International Cooperation

Protection:
The gaps in the international protection framework for people migrating in the context of climate change will eventually cause problems. However several existing frameworks that could provide protection are currently not being used. “…the Guiding Principles on Internal Displacement or the Inter-agency Standing Committee Operational Guidelines on the Protection of Persons in Situations of Natural Disasters—are neither widely known nor implemented. Greater efforts should be made to familiarise national governments with these useful guidelines and their relevance to environmental migration.” The soft-law approach of the Nansen principles is a positive move forward. Some regions have draft agreements to address the protection of migrants in general. For example the Kampala Convention (Africa) and Carthegena Declaration include sections to address environmental migration. Asia and the Pacific currently has nothing similar.

Bilateral agreements:
Several countries have existing bilateral agreements that could help manage new migratory needs. None are specifically designed to address environmental migration however they could be used or extended to respond to this new need.  For example the Philippines has signed 56 agreements with countries allowing various kinds of legal migration. The government also provides “pre departure seminars” and provides support from its embassies in destination countries. Australia and New Zealand both have seasonal worker programmes that allow migrant workers to stay legally for seasonal agricultural work. China may (depending on the outcome of several court cases) offer residence to migrant workers who have been in the Hong Kong SAR for more than seven years.

National responses

People in many Asian and Pacific countries find it difficult to move internally because they do not have the correct documents. These regulations either need to be relaxed or proper documents need to be provided systematically to allow people to move within their own country more freely. Some countries have internal migration policies specifically responding to natural hazards. Vietnam actively encourages people to move out of disaster prone areas.

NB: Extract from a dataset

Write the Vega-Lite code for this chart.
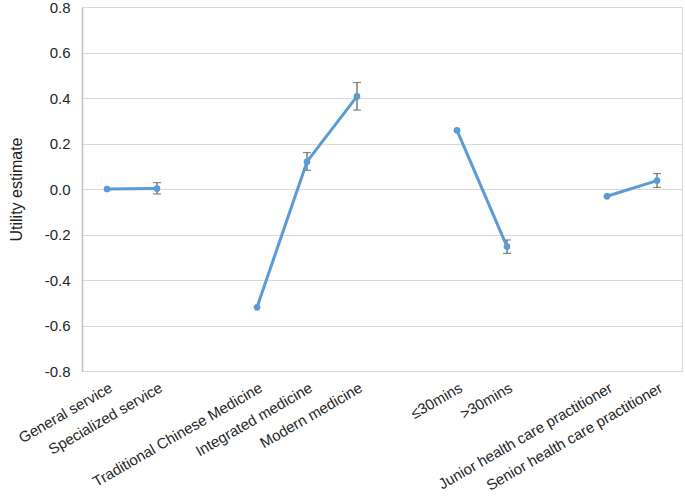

Funding climate induced migration

The costs of climate induced migration are complex. The report looks in some detail at the uncertainty of such costs and how to predict them. The report highlights several finance mechanisms that could help fund migration in response to climate change:

  • In 2011, the IOM member states established the Global Migration Emergency Funding Mechanism. The IOM is currently seeking $30M in contributions. Although the fund was established to address movements resulting from unrest in north Africa the mechanism could eventually be used to fund migration in the context of rapid onset events in Asia.
  • Catastrophe Bonds are financial products where an investor receives a dividend if a natural disaster does not occur but looses all or most of their capital investment in the event of a disaster. This could provide disaster insurance especially to mega-cities.
  • Weather derivatives are financial products that could provide insurance against certain weather patterns. The owner of the derivative would receive a dividend while weather patterns remain within certain bounds, but would have to pay out when, for example, rain fall dropped below a certain level.
  • Several climate change adaptation funds exist that could conceivably provide finance for migration as adaptation projects. Most of these funds are financed by annex 1 countries and pay for projects that are part of developing country NAPAs. At the moment very little emphasis is placed on migration as adaptation projects. Paragraph 14(f) of the Cancun Adaptation Framework opens up the possibility of money from the Green Climate Fund being spent on migration projects, however making 14(f) operational remains a challenge for future COP negotiations.